The group sees the MEPC80 as the “last opportunity” for the sector – responsible for 90 percent of global trade – to fully decarbonise by 2050.

“We would also like to highlight the significance of this meeting for shipping, regional and international trade and climate action generally. The matters under negotiation at MEPC80 will have long-term consequences for our economic and societal futures,” they said.

“As many commentators and experts have noted, MEPC80 is the industry’s last opportunity to secure a 1.5 degrees-aligned pathway.”

In 2018, the IMO adopted an Initial Strategy for reducing emissions from the sector and it is expected to adopt a Revised Strategy at the MEPC80 next week, although much of the “heavy lifting” according to industry sources, is expected to be done this week at the ISWG-GHG-15.

“Failure to agree on a Revised Strategy will result in a patchwork of regional measures, further isolating developing countries as decarbonisation becomes more expensive, and leave them grappling with the impacts on their small and fragile economies with no assistance or intervention,” the Pacific Elders said.

The former leaders also commended the alliance of Pacific nations, often referred to as 6PAC, who have been actively campaigning at the IMO for 1.5 degrees and for an equitable transition from fossil fuels to be embedded in the IMO’s Revised Strategy.

Last week, the Marshall Islands President David Kabua called for the IMO’s goals to align with the Paris Agreement target for a bold and equitable transition.

Kabua also called for the IMO to “enact a greenhouse gas levy”, saying that by doing so it would “chart a course forward for the whole world on climate action”.

The Pacific Elders Voice said: “An equitable transition ensures that no states are left behind and ensures an equitable distribution of revenues collected by any fund set up by GHG levy on shipping.”

They are calling on IMO member states to ensure the new strategy includes an overall target of zero emissions no later than 2050, with hard interim targets for 2030 and 2040.

“The Revised Strategy should also have a clear basket of measures, which should include a universal, mandatory GHG levy on emissions starting at US$100 per ton of emissions, as proposed by the Marshall Islands and Solomon Islands.”

But while the IMO’s current goal is halving emissions by 2050, new research published on Monday is showing that global shipping can halve its greenhouse gas emissions by the end of the decade, without impacting global trade.

The study by CE Delft cancels out concerns over rising costs of global trade in case the IMO increases its climate targets for global shipping, used by countries opposing a higher ambition, like Argentina, China, India, Brazil, Ecuador, Saudi Arabia.

Advocacy group, Clean Shipping Coalition, are calling for the IMO member states urgently support halving shipping emissions, saying the study “provides strong evidence to policymakers that these targets are also economically and technologically feasible,” the coalition said via a statement.

“The analysis shows that ships can achieve 36-47 percent emissions reduction by 2030 compared to 2008 levels by deploying 5-10 percent zero or near-zero emission fuels, wind-assist technologies, and by ‘climate optimising’ the speed of ships,” it said.

“The study also concludes that costs associated with these emissions cuts would be manageable.
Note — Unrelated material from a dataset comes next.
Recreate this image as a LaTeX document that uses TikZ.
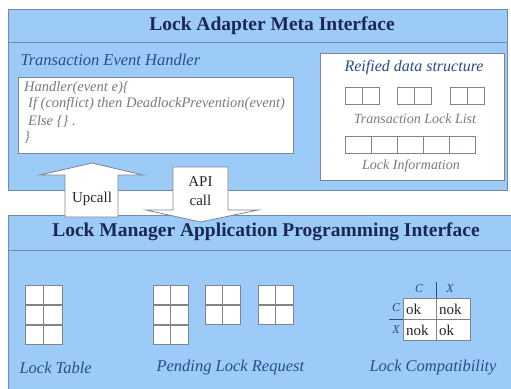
\documentclass[tikz,border=0pt]{standalone}
\usepackage{fontspec}
\setmainfont{Liberation Serif}
\usetikzlibrary{positioning,calc}
\definecolor{panelbg}{HTML}{9DCBF8}
\definecolor{panelline}{HTML}{6F8CB0}
\definecolor{titletext}{HTML}{1B2850}
\definecolor{labeltext}{HTML}{2B4C86}
\definecolor{graytext}{HTML}{7A7A7A}
\definecolor{cellline}{HTML}{7D8590}

\tikzset{
  panel/.style={fill=panelbg,draw=panelline,line width=1pt},
  titlefont/.style={text=titletext,font=\fontsize{19.5}{22}\selectfont\bfseries},
  caption/.style={text=labeltext,font=\fontsize{16.5}{19}\selectfont\itshape},
  graycap/.style={text=graytext,font=\fontsize{14}{16}\selectfont\itshape},
  codeline/.style={text=graytext,font=\fontsize{14.5}{16}\selectfont\itshape,anchor=west,inner sep=0pt},
  whitebox/.style={fill=white,draw=cellline,line width=0.8pt},
  cell/.style={fill=white,draw=cellline,line width=1pt},
  blockarrow/.style={fill=white,draw=cellline,line width=0.8pt},
  plaintext/.style={text=black!85,font=\fontsize{15}{17}\selectfont,inner sep=0pt},
}

\begin{document}
\begin{tikzpicture}[x=1pt,y=-1pt]
    \useasboundingbox (0,0) rectangle (511,388);

    % Lock Adapter Meta Interface
    \draw[panel] (8,9) rectangle (507,190);
    \draw[panelline,line width=1pt] (8,42) -- (507,42);
    \node[titlefont] (metatitle) at (272,26) {Lock Adapter Meta Interface};

    % Transaction event handler
    \node[caption,anchor=west] (handlercap) at (17,60) {Transaction Event Handler};
    \draw[whitebox] (18,77) rectangle (293,153);
    \node[codeline] (code1) at (24,88) {Handler(event e)\{};
    \node[codeline] (code2) at (28,104) {If (conflict) then DeadlockPrevention(event)};
    \node[codeline] (code3) at (28,121) {Else \{\} .};
    \node[codeline] (code4) at (24,137) {\}};

    % Reified data structure
    \draw[whitebox] (320,53) rectangle (504,180);
    \node[caption,font=\fontsize{16}{18}\selectfont\itshape] (reifiedcap) at (414,68) {Reified data structure};
    \foreach \x in {345,397,450} {
      \draw[cell] (\x,87) rectangle ++(17,17);
      \draw[cell] (\x+17,87) rectangle ++(17,17);
    }
    \node[graycap] (locklistcap) at (415,119) {Transaction Lock List};
    \foreach \i in {0,...,4}
      \draw[cell] (345+26*\i,136) rectangle ++(26,17);
    \node[graycap] (lockinfocap) at (411,166) {Lock Information};

    % Lock Manager Application Programming Interface
    \draw[panel] (8,215) rectangle (514,392);
    \draw[panelline,line width=1pt] (8,250) -- (514,250);
    \node[titlefont] (apititle) at (266,232) {Lock Manager Application Programming Interface};

    % Lock table
    \foreach \r in {0,1,2} {
      \draw[cell] (25,285+20*\r) rectangle ++(18.5,19);
      \draw[cell] (43.5,285+20*\r) rectangle ++(18.5,19);
    }
    \node[caption,anchor=west] (locktablecap) at (16,368) {Lock Table};

    % Pending lock requests
    \foreach \x/\n in {153/2,205/1,258/1} {
      \foreach \r in {0,...,\n} {
        \draw[cell] (\x,285+20*\r) rectangle ++(17.5,19);
        \draw[cell] (\x+17.5,285+20*\r) rectangle ++(17.5,19);
      }
    }
    \node[caption,anchor=west] (pendingcap) at (153,368) {Pending Lock Request};

    % Lock compatibility matrix
    \draw[cell,line width=0.8pt] (403,298) rectangle (436,319);
    \draw[cell,line width=0.8pt] (436,298) rectangle (470,319);
    \draw[cell,line width=0.8pt] (403,319) rectangle (436,340);
    \draw[cell,line width=0.8pt] (436,319) rectangle (470,340);
    \draw[labeltext,line width=0.6pt] (436,282) -- (436,298);
    \draw[labeltext,line width=0.6pt] (389,319) -- (403,319);
    \node[caption,font=\fontsize{12}{14}\selectfont\itshape] (colc) at (419,289) {C};
    \node[caption,font=\fontsize{12}{14}\selectfont\itshape] (colx) at (450,289) {X};
    \node[caption,font=\fontsize{12}{14}\selectfont\itshape] (rowc) at (396,308) {C};
    \node[caption,font=\fontsize{12}{14}\selectfont\itshape] (rowx) at (396,330) {X};
    \node[plaintext,anchor=west] (cc) at (406,309) {ok};
    \node[plaintext,anchor=west] (cx) at (439,309) {nok};
    \node[plaintext,anchor=west] (xc) at (406,330) {nok};
    \node[plaintext,anchor=west] (xx) at (439,330) {ok};
    \node[caption,anchor=west] (compatcap) at (366,368) {Lock Compatibility};

    % Upcall and API call arrows
    \draw[blockarrow] (65,217) -- (65,175) -- (40,175) -- (92,163) -- (143,175)
      -- (118,175) -- (118,217) -- cycle;
    \node[plaintext] (upcall) at (92,199) {Upcall};
    \draw[blockarrow] (173,167) -- (228,167) -- (228,210) -- (258,210) -- (200.5,222)
      -- (146,210) -- (173,210) -- cycle;
    \node[plaintext,align=center] (apicall) at (200.5,191) {API\\[2pt]call};
\end{tikzpicture}
\end{document}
Halving emissions in this decade would only add around 10 percent to the total cost of shipping operations, a sum that would be dwarfed by the cost of climate related damages to the industry and wider society if shipping fails to cut emissions.”

University College London estimates every year of inaction this decade will add an extra US$100 billion to the cost of shipping decarbonisation, it added.

“The costs are minimal for the industry to step up and meet their responsibilities for decarbonisation, steering shipping into alignment with a 1.5 degrees’ world, while helping to avoid the worst impacts of climate change,” Transport & Environment campaign group director shipping Faig Abbasov said.

“The upcoming IMO Marine Environment Protection Committee meeting in July is a historic opportunity to decarbonise international shipping, and including science-based 2030 and 2040 targets are essential to meeting this moment, said Abbasov.